### Items:
:::
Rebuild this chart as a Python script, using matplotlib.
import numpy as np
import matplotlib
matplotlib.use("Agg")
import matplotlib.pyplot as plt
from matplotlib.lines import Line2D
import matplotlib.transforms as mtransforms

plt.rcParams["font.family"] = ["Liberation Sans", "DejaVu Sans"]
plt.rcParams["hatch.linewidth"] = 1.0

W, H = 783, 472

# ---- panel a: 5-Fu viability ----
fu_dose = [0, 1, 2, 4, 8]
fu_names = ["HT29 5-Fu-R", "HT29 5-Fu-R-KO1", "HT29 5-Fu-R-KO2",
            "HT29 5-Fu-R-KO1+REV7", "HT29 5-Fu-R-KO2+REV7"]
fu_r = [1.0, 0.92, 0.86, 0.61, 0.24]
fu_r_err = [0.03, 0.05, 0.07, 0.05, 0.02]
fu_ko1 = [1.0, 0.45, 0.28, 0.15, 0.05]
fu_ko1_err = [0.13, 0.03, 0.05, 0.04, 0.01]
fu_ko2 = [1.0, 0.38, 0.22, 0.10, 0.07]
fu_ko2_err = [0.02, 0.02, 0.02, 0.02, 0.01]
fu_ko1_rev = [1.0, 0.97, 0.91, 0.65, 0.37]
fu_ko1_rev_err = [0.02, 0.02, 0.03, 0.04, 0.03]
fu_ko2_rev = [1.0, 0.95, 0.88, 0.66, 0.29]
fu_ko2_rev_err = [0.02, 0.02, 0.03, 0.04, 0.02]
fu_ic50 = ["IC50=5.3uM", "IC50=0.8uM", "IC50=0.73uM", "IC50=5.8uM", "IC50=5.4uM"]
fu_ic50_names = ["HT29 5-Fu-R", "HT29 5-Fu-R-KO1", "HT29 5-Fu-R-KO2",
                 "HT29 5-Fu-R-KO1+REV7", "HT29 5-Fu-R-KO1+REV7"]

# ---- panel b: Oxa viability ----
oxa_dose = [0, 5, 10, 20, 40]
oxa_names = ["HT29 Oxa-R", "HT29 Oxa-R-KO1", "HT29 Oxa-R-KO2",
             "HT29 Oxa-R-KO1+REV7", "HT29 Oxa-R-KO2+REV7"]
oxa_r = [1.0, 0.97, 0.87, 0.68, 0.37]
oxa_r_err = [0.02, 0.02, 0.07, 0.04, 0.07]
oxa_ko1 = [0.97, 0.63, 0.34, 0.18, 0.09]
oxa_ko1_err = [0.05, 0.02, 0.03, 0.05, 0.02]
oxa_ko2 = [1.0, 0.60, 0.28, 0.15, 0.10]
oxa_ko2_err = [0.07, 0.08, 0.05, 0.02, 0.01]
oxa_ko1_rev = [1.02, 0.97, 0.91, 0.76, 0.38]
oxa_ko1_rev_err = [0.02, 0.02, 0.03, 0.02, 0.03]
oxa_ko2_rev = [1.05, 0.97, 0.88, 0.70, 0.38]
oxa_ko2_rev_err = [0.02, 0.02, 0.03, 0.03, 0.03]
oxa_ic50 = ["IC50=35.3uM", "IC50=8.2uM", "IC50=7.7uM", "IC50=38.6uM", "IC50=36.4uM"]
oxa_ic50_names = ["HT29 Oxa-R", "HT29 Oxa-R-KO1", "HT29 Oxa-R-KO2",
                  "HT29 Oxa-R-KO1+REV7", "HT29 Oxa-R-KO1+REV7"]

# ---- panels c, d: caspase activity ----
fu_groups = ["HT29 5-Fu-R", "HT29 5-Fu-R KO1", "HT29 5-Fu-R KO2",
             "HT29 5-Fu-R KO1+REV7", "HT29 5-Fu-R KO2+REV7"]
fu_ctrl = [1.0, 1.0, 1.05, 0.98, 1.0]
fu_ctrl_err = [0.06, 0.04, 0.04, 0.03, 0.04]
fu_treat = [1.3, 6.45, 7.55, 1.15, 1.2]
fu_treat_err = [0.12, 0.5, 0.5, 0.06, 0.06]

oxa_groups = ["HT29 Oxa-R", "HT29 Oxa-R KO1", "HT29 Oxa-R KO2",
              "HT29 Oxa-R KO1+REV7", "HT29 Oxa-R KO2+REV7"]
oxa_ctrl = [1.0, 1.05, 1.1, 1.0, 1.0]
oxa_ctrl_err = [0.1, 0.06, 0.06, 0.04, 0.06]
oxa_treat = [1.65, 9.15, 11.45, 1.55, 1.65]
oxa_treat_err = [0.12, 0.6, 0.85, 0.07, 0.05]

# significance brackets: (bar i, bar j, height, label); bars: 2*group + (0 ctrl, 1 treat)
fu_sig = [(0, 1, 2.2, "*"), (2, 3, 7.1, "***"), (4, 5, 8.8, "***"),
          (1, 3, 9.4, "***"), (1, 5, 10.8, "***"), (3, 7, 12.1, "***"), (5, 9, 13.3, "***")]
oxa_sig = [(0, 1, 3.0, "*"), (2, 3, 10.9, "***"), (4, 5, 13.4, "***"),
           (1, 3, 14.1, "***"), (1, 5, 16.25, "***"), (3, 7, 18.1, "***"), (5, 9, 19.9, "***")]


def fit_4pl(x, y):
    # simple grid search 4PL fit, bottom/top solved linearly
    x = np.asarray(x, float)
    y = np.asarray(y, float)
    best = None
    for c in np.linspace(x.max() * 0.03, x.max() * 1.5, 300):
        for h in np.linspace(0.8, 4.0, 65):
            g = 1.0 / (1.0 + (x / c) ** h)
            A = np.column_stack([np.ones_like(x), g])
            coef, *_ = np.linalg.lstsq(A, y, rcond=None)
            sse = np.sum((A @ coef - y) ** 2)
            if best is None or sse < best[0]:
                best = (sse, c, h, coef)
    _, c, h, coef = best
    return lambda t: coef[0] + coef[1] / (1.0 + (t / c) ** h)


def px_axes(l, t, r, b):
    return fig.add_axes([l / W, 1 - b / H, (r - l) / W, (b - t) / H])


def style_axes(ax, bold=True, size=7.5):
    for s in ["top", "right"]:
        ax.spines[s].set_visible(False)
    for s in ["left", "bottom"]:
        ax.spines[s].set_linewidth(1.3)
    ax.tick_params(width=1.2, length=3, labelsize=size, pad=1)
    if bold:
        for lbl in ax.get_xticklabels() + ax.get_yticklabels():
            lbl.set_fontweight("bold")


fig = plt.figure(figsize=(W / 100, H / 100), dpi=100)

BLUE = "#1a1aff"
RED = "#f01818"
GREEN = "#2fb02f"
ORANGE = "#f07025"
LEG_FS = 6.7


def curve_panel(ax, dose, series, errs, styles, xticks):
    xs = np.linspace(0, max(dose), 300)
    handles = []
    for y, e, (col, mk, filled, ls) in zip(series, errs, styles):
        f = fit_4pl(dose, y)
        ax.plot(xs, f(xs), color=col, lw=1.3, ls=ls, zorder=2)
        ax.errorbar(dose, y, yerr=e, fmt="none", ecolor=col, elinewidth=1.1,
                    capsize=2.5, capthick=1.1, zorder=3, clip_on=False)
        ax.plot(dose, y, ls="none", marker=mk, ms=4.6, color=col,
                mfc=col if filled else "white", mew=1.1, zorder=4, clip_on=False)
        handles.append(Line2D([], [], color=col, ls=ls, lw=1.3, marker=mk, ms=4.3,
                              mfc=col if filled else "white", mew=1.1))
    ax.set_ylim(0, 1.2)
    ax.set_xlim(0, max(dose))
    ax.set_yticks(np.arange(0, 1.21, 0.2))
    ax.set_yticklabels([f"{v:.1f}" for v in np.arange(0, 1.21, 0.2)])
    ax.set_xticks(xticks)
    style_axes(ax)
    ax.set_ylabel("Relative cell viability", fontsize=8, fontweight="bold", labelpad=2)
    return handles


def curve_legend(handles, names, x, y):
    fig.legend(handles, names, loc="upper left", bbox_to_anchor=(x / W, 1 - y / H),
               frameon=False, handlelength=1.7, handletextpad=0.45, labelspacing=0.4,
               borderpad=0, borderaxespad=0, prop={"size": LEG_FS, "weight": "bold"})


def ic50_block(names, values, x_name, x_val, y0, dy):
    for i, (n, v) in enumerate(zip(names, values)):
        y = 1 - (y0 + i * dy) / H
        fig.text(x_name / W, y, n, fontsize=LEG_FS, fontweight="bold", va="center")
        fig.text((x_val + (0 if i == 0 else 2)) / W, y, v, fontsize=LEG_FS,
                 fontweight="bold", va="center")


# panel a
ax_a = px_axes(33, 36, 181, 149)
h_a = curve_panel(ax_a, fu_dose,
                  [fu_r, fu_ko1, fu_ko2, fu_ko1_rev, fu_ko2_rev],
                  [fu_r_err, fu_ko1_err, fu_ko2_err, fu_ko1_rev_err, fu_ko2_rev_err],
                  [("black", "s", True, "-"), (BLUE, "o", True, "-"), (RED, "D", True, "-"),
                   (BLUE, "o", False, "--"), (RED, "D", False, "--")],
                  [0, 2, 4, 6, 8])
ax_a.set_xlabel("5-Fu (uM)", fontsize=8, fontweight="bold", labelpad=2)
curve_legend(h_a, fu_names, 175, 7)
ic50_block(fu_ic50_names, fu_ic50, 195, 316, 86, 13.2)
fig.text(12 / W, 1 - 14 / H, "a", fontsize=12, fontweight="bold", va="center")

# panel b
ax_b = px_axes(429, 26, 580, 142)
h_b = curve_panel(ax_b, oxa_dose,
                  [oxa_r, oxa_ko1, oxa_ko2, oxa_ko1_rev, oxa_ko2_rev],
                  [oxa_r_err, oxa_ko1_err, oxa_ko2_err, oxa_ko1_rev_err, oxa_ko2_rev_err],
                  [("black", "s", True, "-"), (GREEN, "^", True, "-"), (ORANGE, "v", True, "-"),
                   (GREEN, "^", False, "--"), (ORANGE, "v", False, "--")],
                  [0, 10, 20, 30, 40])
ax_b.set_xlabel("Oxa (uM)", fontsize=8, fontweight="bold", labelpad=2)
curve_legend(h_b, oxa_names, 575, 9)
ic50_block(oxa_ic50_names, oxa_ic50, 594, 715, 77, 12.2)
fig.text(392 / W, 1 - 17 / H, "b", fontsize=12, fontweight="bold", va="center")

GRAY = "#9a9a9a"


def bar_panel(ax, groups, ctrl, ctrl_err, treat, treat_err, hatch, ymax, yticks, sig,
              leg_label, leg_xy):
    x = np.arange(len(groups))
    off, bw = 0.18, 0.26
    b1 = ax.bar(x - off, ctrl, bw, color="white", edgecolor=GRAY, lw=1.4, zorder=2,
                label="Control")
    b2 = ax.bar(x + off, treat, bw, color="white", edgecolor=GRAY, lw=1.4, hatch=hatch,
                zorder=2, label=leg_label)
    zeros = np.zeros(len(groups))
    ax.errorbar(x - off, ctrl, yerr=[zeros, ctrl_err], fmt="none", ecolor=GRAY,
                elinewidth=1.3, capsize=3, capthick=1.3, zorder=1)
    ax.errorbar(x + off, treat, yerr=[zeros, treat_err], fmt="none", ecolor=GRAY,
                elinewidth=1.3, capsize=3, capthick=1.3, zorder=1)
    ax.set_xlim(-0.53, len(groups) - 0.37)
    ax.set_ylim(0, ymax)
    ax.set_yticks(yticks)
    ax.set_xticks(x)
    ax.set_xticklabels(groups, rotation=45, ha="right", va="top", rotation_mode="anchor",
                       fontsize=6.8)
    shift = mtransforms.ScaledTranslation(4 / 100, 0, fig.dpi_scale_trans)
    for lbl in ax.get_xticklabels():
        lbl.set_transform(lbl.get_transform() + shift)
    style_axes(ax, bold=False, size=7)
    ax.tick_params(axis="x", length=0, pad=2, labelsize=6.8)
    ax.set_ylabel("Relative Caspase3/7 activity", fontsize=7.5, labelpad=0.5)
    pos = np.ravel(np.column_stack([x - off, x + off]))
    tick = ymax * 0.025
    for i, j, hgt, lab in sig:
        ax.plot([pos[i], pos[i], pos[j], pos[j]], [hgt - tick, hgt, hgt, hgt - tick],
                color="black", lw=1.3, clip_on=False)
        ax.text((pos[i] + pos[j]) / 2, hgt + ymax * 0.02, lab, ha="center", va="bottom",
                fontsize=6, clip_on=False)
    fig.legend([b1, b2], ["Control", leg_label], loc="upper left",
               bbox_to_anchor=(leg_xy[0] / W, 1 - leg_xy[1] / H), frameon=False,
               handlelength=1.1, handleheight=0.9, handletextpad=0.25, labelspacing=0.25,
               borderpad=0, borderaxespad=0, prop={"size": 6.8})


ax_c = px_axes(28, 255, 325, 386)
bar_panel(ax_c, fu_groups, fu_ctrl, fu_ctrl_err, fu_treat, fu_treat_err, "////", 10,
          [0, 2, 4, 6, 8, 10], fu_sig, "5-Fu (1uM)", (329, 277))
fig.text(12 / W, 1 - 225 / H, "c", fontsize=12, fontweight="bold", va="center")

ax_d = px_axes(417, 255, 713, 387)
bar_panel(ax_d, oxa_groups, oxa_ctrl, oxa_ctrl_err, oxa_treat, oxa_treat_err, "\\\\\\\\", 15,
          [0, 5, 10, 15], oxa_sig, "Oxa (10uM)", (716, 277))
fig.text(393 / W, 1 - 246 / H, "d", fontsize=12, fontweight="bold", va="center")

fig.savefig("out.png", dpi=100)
:::
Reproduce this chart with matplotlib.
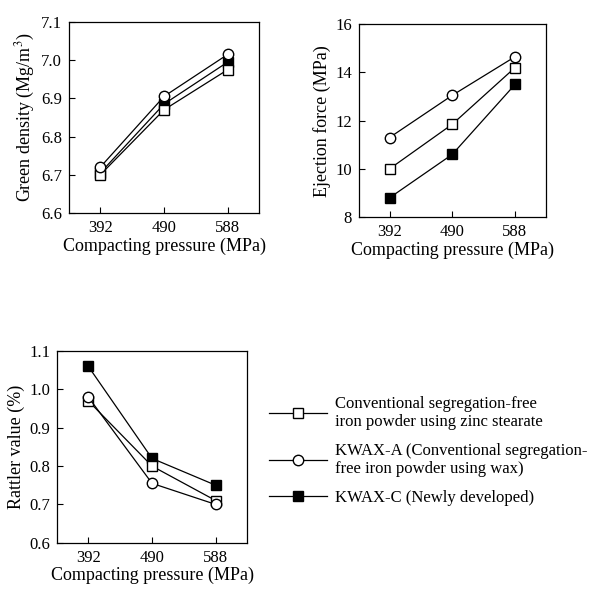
:::
### Given exercise:
Quote the lines that begin at the line containing "Rebuild this chart" and end at the line containing "W, H = 783, 472", keeping both of those lines.

### Answer for this exercise:
Rebuild this chart as a Python script, using matplotlib.
import numpy as np
import matplotlib
matplotlib.use("Agg")
import matplotlib.pyplot as plt
from matplotlib.lines import Line2D
import matplotlib.transforms as mtransforms

plt.rcParams["font.family"] = ["Liberation Sans", "DejaVu Sans"]
plt.rcParams["hatch.linewidth"] = 1.0

W, H = 783, 472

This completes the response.